全てを話したザフィーラは壁に手をつきながら深くうなだれた。ザフィーラの胸の内にあるのは後悔と罪悪感だった。自分が何とかしていればと思えば思うほどそれはつのっていった。
「お前だけのせいではない。」
シグナムの言葉にザフィーラは顔を上げた。シグナムの表情は真剣そのものだったが決して責めているような表情ではなかった。シャマルもヴィータも同じだった。
「別にザフィーラだけが悪かったってわけじゃねーよ。あたしたちは気づいてやることさえできなかった。」
「でもあなたはそんな健一君を傍らでいつも支えてあげてたんでしょ。」
「だからあまり自分を責めるな。これは私たち全員の責任だ。」
「………すまん。」
ただ感謝で頭を下げることしかできなかった。
「ほんっと、あたしたち変わったよな。」
ふいにヴィータがそんなこと言った。
「あたしたちってさ、昔はただ蒐集するだけの道具みたいなもんだったじゃん。それはずっと続くんだろうなって思ってた。」
でもさ、とヴィータが区切る。その表情は照れているのか少し赤らめながらも笑っていた。
「はやての騎士になって一緒に暮らし始めてからはホントに楽しかった。そこにはさ、健一もいてさ色んなことしたし、してくれたよな。」
「ああ、そうだな。特にシャマルのポイズンクッキング・改は人騒動だったな。」
「あれは二度と遠慮したいものだ。」
「ちょっとみんなしてひどい!」
どっ、と先ほどまでの暗い雰囲気が晴れそこには笑顔があった。

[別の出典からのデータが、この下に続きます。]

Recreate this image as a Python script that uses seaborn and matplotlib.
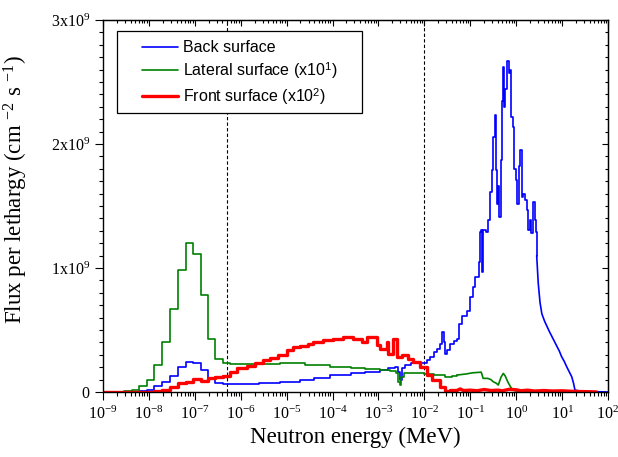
import numpy as np
import matplotlib
matplotlib.use("Agg")
import matplotlib.pyplot as plt
import seaborn as sns
from matplotlib.patches import Rectangle
from matplotlib.ticker import LogLocator, MultipleLocator, NullFormatter

# energies are log10(E / MeV) at the start of each histogram bin,
# fluxes are per lethargy in units of 1e9 cm^-2 s^-1
back_loge = [-9.0, -8.375, -8.21, -8.05, -7.88, -7.71, -7.54, -7.37, -7.20, -7.05, -6.87, -6.71, -6.55, -6.38, -6.23,
             -6.0, -5.6, -5.14, -4.71, -4.4, -4.05, -3.6, -3.3, -2.97, -2.8,
             -2.64, -2.58, -2.53, -2.49, -2.42, -2.3, -2.1, -1.95, -1.88, -1.8,
             -1.73, -1.66, -1.61, -1.58, -1.55, -1.5, -1.44, -1.35, -1.29, -1.24,
             -1.19, -1.08, -1.0, -0.95, -0.90, -0.82, -0.79, -0.77, -0.75, -0.72,
             -0.66, -0.61, -0.57, -0.53, -0.50, -0.46, -0.44, -0.42, -0.39, -0.37,
             -0.34, -0.31, -0.28, -0.26, -0.24, -0.205, -0.16, -0.13, -0.11, -0.075,
             -0.045, -0.002, 0.026, 0.063, 0.085, 0.12, 0.157, 0.19, 0.23, 0.266,
             0.30, 0.33, 0.36, 0.40, 0.43, 0.447, 0.48, 0.52, 0.56, 0.62,
             0.67, 0.72, 0.775, 0.83, 0.885, 0.94, 0.99, 1.05, 1.10, 1.16,
             1.21, 1.25, 1.28, 1.35, 1.5, 1.7, 2.0]
back_flux = [0.0, 0.003, 0.005, 0.016, 0.05, 0.08, 0.13, 0.20, 0.245, 0.234, 0.18, 0.105, 0.07, 0.064, 0.063,
             0.066, 0.075, 0.083, 0.097, 0.11, 0.137, 0.15, 0.162, 0.177, 0.19,
             0.204, 0.16, 0.10, 0.19, 0.218, 0.23, 0.23, 0.26, 0.285, 0.32,
             0.35, 0.39, 0.486, 0.40, 0.31, 0.34, 0.39, 0.41, 0.43, 0.55,
             0.61, 0.65, 0.77, 0.85, 0.93, 1.05, 1.29, 1.31, 0.97, 1.31,
             1.29, 1.39, 1.61, 1.79, 2.06, 2.23, 1.79, 1.52, 1.66, 1.41,
             1.87, 2.35, 2.62, 2.30, 2.44, 2.67, 2.57, 2.60, 2.22, 2.14,
             1.80, 1.71, 1.52, 1.82, 1.95, 1.57, 1.60, 1.55, 1.47, 1.31,
             1.39, 1.28, 1.53, 1.39, 1.29, 1.10, 0.88, 0.72, 0.63, 0.57,
             0.53, 0.49, 0.45, 0.41, 0.37, 0.33, 0.285, 0.245, 0.204, 0.16,
             0.123, 0.07, 0.016, 0.01, 0.008, 0.003, 0.0]

lateral_loge = [-9.0, -8.54, -8.375, -8.21, -8.05, -7.88, -7.71, -7.54, -7.37, -7.20,
                -7.05, -6.87, -6.71, -6.55, -6.38, -6.23, -5.6, -5.14, -4.6, -4.05,
                -3.6, -3.3, -2.97, -2.75, -2.62, -2.57, -2.53, -2.5, -2.45, -2.3,
                -2.0, -1.8, -1.55, -1.4, -1.29, -1.1, -0.95, -0.83, -0.76, -0.72,
                -0.62, -0.55, -0.5, -0.43, -0.39, -0.33, -0.28, -0.24, -0.18, -0.12,
                -0.07, 0.0, 0.4, 0.9, 1.4, 1.7]
lateral_flux = [0.0, 0.008, 0.016, 0.05, 0.10, 0.22, 0.40, 0.67, 0.98, 1.20,
                1.11, 0.78, 0.43, 0.27, 0.23, 0.225, 0.228, 0.23, 0.218, 0.204,
                0.196, 0.185, 0.177, 0.168, 0.15, 0.083, 0.056, 0.12, 0.156, 0.15,
                0.145, 0.14, 0.125, 0.13, 0.137, 0.145, 0.155, 0.158, 0.16, 0.11,
                0.11, 0.1, 0.083, 0.07, 0.056, 0.12, 0.15, 0.13, 0.08, 0.04,
                0.016, 0.008, 0.006, 0.005, 0.003, 0.0]

front_loge = [-9.0, -8.2, -7.88, -7.71, -7.54, -7.37, -7.20, -7.05, -6.87, -6.71,
              -6.55, -6.38, -6.23, -6.09, -5.87, -5.69, -5.51, -5.36, -5.18, -4.99,
              -4.86, -4.71, -4.53, -4.42, -4.21, -3.99, -3.77, -3.55, -3.36, -3.25,
              -3.03, -2.965, -2.81, -2.79, -2.68, -2.59, -2.49, -2.36, -2.25, -2.09,
              -1.94, -1.83, -1.66, -1.55, -1.45, -1.3, -1.22, -1.15, -1.0, -0.85,
              -0.7, -0.55, -0.4, -0.3, -0.15, 0.0, 0.1, 0.25, 0.4, 0.6,
              0.8, 1.0, 1.2, 1.4, 1.6, 1.75]
front_flux = [0.0, 0.002, 0.005, 0.016, 0.04, 0.07, 0.08, 0.105, 0.09, 0.11,
              0.123, 0.13, 0.16, 0.19, 0.21, 0.23, 0.26, 0.277, 0.30, 0.34,
              0.365, 0.37, 0.39, 0.405, 0.42, 0.43, 0.446, 0.43, 0.405, 0.446,
              0.38, 0.35, 0.40, 0.31, 0.43, 0.285, 0.30, 0.27, 0.245, 0.204,
              0.137, 0.097, 0.043, 0.012, 0.018, 0.01, 0.025, 0.012, 0.015, 0.01,
              0.02, 0.012, 0.015, 0.01, 0.022, 0.018, 0.01, 0.015, 0.008, 0.012,
              0.008, 0.01, 0.006, 0.004, 0.002, 0.0]

cut_energies = [5e-7, 1e-2]  # MeV, dashed separators
x_decades = list(range(-9, 3))
y_ticks = [0, 1e9, 2e9, 3e9]
y_labels = ["0", "1x10$^9$", "2x10$^9$", "3x10$^9$"]

# label, energies, fluxes, colour, width, log10(E) above which bins are drawn as a plain line
series = [
    ("Back surface", back_loge, back_flux, "#0000ff", 1.2, 0.44),
    ("Lateral surface (x10$^{\\mathsf{1}}$)", lateral_loge, lateral_flux, "#008000", 1.2, -1.3),
    ("Front surface (x10$^{\\mathsf{2}}$)", front_loge, front_flux, "#ff0000", 2.4, -1.3),
]

sns.set_style("ticks")
plt.rcParams["font.family"] = ["Liberation Serif", "DejaVu Serif"]
plt.rcParams["mathtext.fontset"] = "custom"
plt.rcParams["mathtext.rm"] = "Liberation Serif"
plt.rcParams["mathtext.it"] = "Liberation Serif:italic"
plt.rcParams["mathtext.sf"] = "Liberation Sans"
plt.rcParams["axes.edgecolor"] = "black"
plt.rcParams["xtick.color"] = "black"
plt.rcParams["ytick.color"] = "black"
plt.rcParams["text.color"] = "black"
plt.rcParams["axes.labelcolor"] = "black"

fig = plt.figure(figsize=(6.18, 4.57), dpi=100)
ax = fig.add_axes([0.1667, 0.1422, 0.8171, 0.814])

for label, loge, flux, color, lw, fine_from in series:
    loge = np.array(loge)
    energy = 10.0 ** loge
    values = np.array(flux) * 1e9
    k = int(np.argmax(loge >= fine_from))
    # coarse part as a step histogram, fine part as a plain line
    sns.lineplot(x=energy[:k + 1], y=values[:k + 1], ax=ax, color=color, linewidth=lw, label=label,
                 drawstyle="steps-post", estimator=None, sort=False)
    sns.lineplot(x=energy[k:], y=values[k:], ax=ax, color=color, linewidth=lw, label="_nolegend_",
                 estimator=None, sort=False)

for e in cut_energies:
    ax.axvline(e, color="black", linestyle=(0, (3, 2)), linewidth=0.8, zorder=1)

ax.set_xscale("log")
ax.set_xlim(1e-9, 1e2)
ax.set_ylim(0, 3e9)

major_x = [10.0 ** d for d in x_decades]
ax.set_xticks(major_x, [f"10$^{{{d}}}$" for d in x_decades])
ax.xaxis.set_minor_locator(LogLocator(base=10, subs=np.arange(2, 10), numticks=200))
ax.xaxis.set_minor_formatter(NullFormatter())
ax.set_yticks(y_ticks, y_labels)
ax.yaxis.set_minor_locator(MultipleLocator(1e8))

ax.tick_params(which="both", direction="out", top=False, right=False, width=0.8, labelsize=11.5)
ax.tick_params(which="major", length=5.5, pad=4)
ax.tick_params(which="minor", length=3)
for sp in ax.spines.values():
    sp.set_linewidth(1.0)

# top and right axes carry inward ticks without labels
secx = ax.secondary_xaxis("top")
secx.set_xticks(major_x)
secx.xaxis.set_minor_locator(LogLocator(base=10, subs=np.arange(2, 10), numticks=200))
secx.tick_params(which="both", direction="in", labeltop=False, width=0.8)
secx.tick_params(which="major", length=4)
secx.tick_params(which="minor", length=2)
secy = ax.secondary_yaxis("right")
secy.set_yticks(y_ticks)
secy.yaxis.set_minor_locator(MultipleLocator(1e8))
secy.tick_params(which="both", direction="in", labelright=False, width=0.8)
secy.tick_params(which="major", length=4)
secy.tick_params(which="minor", length=2)

ax.set_xlabel("Neutron energy (MeV)", fontsize=16.5)
ax.set_ylabel("Flux per lethargy (cm $^{-2}$ s $^{-1}$)", fontsize=16.5)
ax.xaxis.set_label_coords(0.5, -0.094)
ax.yaxis.set_label_coords(-0.145, 0.545)

# legend box drawn by hand so the padding matches the original
ax.add_patch(Rectangle((0.0283, 0.750), 0.4846, 0.2204, transform=ax.transAxes,
                       facecolor="white", edgecolor="black", linewidth=0.9, zorder=4))
leg = ax.legend(loc="upper left", bbox_to_anchor=(0.0766, 0.946), frameon=False,
                borderpad=0, borderaxespad=0, handlelength=2.3, handletextpad=0.3,
                labelspacing=0.3, prop={"family": "Liberation Sans", "size": 11.5})
leg.set_zorder(5)

fig.savefig("out.png", dpi=100)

そして一転して全員が真剣な表情になる。
「だからさ、健一も助けてやんなきゃいけない。あいつもあたしたちの家族だからな。なによりはやてにとって本当に大切なやつなんだからな。」
ヴィータの言葉に全員が力強く頷いた。その眼には迷いはなくむしろその意思を確固たるものへと変貌させていた。
「主はやてが真の覚醒を得れば主はやての侵食が止まり同時に健一への侵食も止まるはずだ。」
「シャマル今ページどんくらいだ?」
「もう4分の3過ぎてるわ。」
「うし!あともうちょい!」
健一を含めた5人での蒐集活動はなかなかの速度で集まっていたのだ。高ランクの魔道士から蒐集できたことも大きかった。
「シャマルお前は残れ。連絡役と主はやて、そして健一のことを頼む。」
「あたしたちはお見舞いの時間以外は管理局の野郎どもに見つかんねーようにしながら魔力集めに行く。」
「主と健一のことは頼んだ。みなのことは守護中の名に懸けて守る。」
「わかったわ。みんな気を付けて。」
「「「おう!!」」」
物語は終盤へと移ろうとしていた。騎士たちは秘めた思いを胸に飛び立った。